_Given exercise_: Report how many lines include the word "this", and nothing besides that number.

--- start Exercise material ---

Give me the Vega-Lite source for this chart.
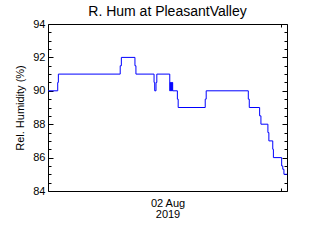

--- end Exercise material ---
--- start Exercise material ---

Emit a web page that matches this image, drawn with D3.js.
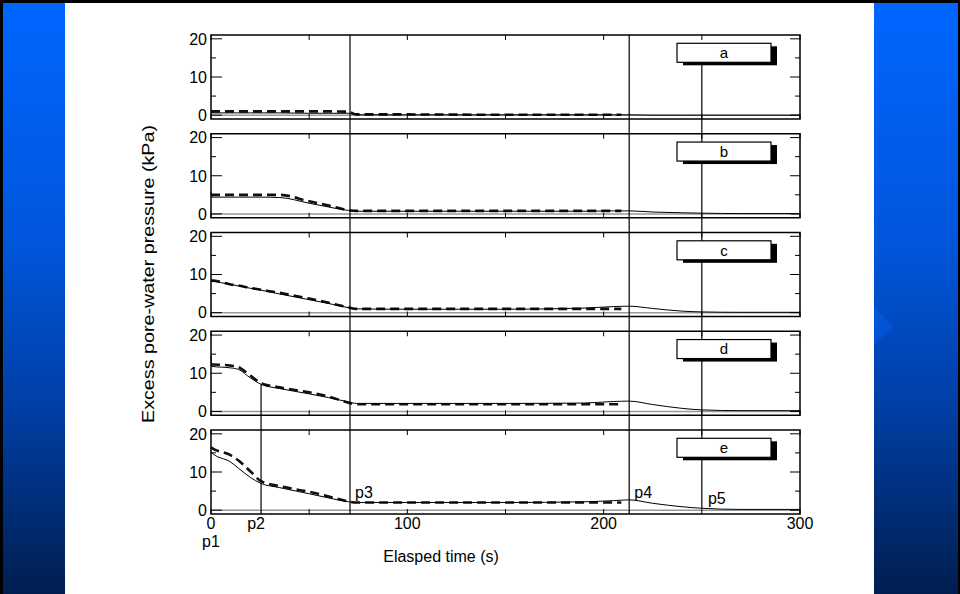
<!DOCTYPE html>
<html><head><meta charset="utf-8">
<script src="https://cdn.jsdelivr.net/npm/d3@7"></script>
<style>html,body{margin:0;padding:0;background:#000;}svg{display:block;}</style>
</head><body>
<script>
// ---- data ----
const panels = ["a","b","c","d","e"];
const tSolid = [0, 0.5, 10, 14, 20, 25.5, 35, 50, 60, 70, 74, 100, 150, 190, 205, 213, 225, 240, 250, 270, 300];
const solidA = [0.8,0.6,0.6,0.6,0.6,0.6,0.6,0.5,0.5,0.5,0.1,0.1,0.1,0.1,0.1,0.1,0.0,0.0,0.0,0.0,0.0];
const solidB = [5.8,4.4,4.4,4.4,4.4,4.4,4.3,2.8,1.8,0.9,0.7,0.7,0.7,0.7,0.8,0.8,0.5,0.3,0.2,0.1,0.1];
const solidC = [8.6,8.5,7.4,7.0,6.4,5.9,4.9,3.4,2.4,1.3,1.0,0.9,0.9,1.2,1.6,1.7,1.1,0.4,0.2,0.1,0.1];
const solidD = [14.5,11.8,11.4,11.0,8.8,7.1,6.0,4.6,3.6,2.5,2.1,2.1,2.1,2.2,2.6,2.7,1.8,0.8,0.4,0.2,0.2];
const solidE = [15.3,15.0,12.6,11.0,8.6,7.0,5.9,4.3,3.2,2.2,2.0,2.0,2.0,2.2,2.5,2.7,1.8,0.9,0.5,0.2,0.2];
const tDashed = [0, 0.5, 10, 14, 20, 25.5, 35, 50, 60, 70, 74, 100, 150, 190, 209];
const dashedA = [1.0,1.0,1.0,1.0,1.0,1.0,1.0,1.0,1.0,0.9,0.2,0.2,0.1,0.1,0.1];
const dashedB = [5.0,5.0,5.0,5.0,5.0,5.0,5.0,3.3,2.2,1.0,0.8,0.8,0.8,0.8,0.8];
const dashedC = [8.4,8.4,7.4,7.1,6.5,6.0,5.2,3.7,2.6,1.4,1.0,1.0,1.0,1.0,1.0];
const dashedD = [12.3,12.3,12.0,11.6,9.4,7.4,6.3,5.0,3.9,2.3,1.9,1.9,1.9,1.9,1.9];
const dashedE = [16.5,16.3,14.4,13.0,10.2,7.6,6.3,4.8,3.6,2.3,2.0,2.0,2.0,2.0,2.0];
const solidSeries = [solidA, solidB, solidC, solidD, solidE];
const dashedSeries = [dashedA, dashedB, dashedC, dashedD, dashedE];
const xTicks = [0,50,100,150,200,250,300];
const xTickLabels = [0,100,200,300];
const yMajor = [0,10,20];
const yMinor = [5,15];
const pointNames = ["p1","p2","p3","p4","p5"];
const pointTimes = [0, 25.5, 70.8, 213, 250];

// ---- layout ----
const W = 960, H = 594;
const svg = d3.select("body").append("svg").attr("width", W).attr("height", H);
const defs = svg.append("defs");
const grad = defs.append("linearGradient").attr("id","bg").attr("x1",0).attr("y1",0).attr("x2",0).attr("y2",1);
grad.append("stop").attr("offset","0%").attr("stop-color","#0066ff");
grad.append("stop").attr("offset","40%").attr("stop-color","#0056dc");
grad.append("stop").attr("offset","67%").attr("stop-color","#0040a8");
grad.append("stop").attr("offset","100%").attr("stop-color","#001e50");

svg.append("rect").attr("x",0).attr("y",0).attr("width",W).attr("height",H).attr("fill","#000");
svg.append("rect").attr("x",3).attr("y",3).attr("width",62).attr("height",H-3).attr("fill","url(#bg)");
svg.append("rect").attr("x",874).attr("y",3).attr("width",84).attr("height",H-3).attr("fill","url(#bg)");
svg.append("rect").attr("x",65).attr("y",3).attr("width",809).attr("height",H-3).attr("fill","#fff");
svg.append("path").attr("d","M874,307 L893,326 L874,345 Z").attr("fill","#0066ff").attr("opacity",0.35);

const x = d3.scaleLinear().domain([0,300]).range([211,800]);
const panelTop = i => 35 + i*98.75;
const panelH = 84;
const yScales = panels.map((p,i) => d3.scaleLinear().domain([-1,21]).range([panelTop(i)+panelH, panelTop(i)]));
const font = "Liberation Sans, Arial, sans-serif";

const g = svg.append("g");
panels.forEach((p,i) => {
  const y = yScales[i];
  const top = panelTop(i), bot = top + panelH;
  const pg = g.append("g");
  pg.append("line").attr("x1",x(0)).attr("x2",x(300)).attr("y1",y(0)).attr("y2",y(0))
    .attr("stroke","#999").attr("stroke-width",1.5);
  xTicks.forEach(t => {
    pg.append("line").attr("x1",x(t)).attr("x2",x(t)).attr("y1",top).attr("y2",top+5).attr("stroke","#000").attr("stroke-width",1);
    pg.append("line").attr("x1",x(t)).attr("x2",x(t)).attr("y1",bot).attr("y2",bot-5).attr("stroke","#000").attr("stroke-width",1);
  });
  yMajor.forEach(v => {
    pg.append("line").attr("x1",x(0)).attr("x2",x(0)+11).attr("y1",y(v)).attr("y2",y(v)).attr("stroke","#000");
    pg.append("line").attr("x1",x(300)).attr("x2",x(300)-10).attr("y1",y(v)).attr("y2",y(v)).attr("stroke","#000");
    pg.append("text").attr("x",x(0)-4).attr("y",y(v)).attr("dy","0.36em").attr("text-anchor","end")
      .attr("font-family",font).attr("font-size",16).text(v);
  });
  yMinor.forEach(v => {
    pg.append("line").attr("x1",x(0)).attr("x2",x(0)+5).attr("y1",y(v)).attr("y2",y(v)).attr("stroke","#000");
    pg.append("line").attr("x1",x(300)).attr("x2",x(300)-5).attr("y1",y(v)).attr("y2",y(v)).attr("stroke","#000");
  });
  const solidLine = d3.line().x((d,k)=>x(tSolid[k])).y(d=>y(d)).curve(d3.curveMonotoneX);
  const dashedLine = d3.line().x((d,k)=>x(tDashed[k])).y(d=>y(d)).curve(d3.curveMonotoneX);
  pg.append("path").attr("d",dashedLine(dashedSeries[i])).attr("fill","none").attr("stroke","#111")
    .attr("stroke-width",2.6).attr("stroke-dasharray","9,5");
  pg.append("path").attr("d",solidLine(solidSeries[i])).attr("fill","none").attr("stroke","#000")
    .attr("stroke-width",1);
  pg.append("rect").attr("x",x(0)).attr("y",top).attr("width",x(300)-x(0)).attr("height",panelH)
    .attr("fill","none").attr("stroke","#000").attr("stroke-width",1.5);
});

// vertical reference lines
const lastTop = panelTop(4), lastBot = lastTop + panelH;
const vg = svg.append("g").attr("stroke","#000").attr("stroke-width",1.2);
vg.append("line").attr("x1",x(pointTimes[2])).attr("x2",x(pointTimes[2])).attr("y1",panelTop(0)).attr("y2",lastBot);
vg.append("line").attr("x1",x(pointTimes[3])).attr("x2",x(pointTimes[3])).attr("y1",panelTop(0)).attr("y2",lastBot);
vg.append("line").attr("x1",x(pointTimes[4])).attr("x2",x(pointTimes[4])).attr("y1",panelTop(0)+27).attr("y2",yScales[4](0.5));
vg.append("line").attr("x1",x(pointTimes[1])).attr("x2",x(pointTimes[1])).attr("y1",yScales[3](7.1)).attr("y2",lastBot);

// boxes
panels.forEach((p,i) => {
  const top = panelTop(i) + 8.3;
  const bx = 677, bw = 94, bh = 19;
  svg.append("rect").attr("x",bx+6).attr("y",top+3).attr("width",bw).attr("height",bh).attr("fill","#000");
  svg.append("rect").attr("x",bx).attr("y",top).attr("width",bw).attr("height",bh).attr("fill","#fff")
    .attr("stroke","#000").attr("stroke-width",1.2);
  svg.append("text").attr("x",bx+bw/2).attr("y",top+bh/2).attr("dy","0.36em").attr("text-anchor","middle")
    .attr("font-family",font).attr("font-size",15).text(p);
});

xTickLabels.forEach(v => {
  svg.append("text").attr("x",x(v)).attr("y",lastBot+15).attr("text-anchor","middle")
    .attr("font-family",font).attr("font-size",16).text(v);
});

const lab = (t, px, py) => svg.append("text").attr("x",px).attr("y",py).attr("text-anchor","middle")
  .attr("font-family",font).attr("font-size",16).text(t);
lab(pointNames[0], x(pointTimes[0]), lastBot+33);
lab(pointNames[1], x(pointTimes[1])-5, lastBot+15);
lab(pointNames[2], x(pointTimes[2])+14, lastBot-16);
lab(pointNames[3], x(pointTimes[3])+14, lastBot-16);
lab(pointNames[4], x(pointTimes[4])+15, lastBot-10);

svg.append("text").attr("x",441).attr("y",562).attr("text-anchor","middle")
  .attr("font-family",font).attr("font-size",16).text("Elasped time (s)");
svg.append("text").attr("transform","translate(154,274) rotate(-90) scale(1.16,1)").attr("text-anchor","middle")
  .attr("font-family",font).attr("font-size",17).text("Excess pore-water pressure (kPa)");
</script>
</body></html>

--- end Exercise material ---
--- start Exercise material ---

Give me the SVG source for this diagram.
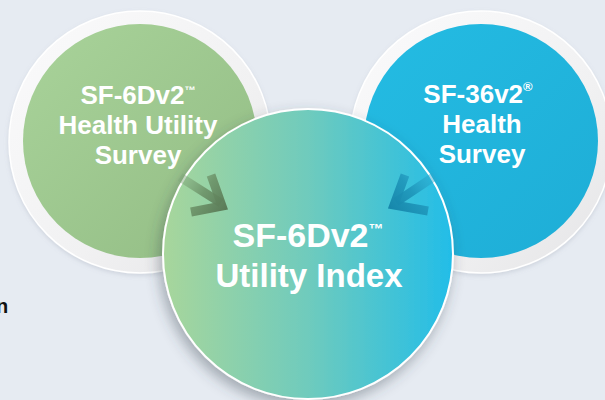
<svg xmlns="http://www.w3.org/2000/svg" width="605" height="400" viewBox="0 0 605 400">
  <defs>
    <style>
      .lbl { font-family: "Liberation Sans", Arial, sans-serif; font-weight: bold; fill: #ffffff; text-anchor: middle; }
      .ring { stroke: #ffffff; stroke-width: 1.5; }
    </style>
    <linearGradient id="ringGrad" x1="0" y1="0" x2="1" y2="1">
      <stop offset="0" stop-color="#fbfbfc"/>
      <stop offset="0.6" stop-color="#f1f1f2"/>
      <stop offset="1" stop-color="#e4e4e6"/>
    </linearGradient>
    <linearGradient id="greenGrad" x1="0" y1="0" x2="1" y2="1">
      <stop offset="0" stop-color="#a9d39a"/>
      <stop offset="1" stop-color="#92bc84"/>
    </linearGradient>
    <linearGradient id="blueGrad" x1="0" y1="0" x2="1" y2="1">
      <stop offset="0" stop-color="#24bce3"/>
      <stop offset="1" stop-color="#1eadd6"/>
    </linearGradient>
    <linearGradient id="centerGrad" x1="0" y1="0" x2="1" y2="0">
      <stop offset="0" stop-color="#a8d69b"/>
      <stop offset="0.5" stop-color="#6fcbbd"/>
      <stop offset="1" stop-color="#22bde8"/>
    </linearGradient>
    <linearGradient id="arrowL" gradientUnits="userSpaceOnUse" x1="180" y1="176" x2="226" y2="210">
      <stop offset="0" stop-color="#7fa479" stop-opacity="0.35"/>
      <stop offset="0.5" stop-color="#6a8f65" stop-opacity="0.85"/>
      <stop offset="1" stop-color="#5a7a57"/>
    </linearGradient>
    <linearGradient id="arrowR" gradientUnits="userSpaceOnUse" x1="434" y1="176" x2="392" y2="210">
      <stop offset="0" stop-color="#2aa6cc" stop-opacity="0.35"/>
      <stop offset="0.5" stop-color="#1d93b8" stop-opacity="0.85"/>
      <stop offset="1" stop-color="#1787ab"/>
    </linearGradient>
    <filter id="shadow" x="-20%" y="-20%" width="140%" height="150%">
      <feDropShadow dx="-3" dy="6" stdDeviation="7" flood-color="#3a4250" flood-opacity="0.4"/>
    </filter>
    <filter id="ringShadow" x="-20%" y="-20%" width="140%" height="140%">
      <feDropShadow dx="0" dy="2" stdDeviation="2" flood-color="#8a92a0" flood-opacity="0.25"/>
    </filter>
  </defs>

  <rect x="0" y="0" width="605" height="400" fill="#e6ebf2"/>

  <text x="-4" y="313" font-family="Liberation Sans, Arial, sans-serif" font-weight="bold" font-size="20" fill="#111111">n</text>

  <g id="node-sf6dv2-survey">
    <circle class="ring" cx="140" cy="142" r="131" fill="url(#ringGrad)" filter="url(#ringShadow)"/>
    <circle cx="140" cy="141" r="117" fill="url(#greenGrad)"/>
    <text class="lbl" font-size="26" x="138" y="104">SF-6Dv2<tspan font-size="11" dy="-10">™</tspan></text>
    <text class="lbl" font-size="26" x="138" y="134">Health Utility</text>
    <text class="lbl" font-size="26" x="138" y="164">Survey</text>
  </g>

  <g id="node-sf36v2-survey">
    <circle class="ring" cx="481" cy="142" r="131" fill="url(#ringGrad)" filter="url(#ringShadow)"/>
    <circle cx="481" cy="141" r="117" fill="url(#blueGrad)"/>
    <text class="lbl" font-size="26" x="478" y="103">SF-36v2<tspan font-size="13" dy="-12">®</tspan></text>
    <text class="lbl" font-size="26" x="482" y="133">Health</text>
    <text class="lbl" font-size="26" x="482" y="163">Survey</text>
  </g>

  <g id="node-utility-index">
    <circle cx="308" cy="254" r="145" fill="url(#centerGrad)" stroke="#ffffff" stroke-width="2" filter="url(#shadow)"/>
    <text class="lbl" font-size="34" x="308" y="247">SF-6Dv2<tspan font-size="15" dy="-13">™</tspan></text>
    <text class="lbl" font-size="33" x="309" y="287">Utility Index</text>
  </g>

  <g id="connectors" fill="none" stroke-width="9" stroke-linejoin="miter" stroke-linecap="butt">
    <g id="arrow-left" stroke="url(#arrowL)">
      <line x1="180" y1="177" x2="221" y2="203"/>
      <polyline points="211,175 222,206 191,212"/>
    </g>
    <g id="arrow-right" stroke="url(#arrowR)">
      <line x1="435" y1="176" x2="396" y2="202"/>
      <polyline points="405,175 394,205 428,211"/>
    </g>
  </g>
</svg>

--- end Exercise material ---

_Output_: 3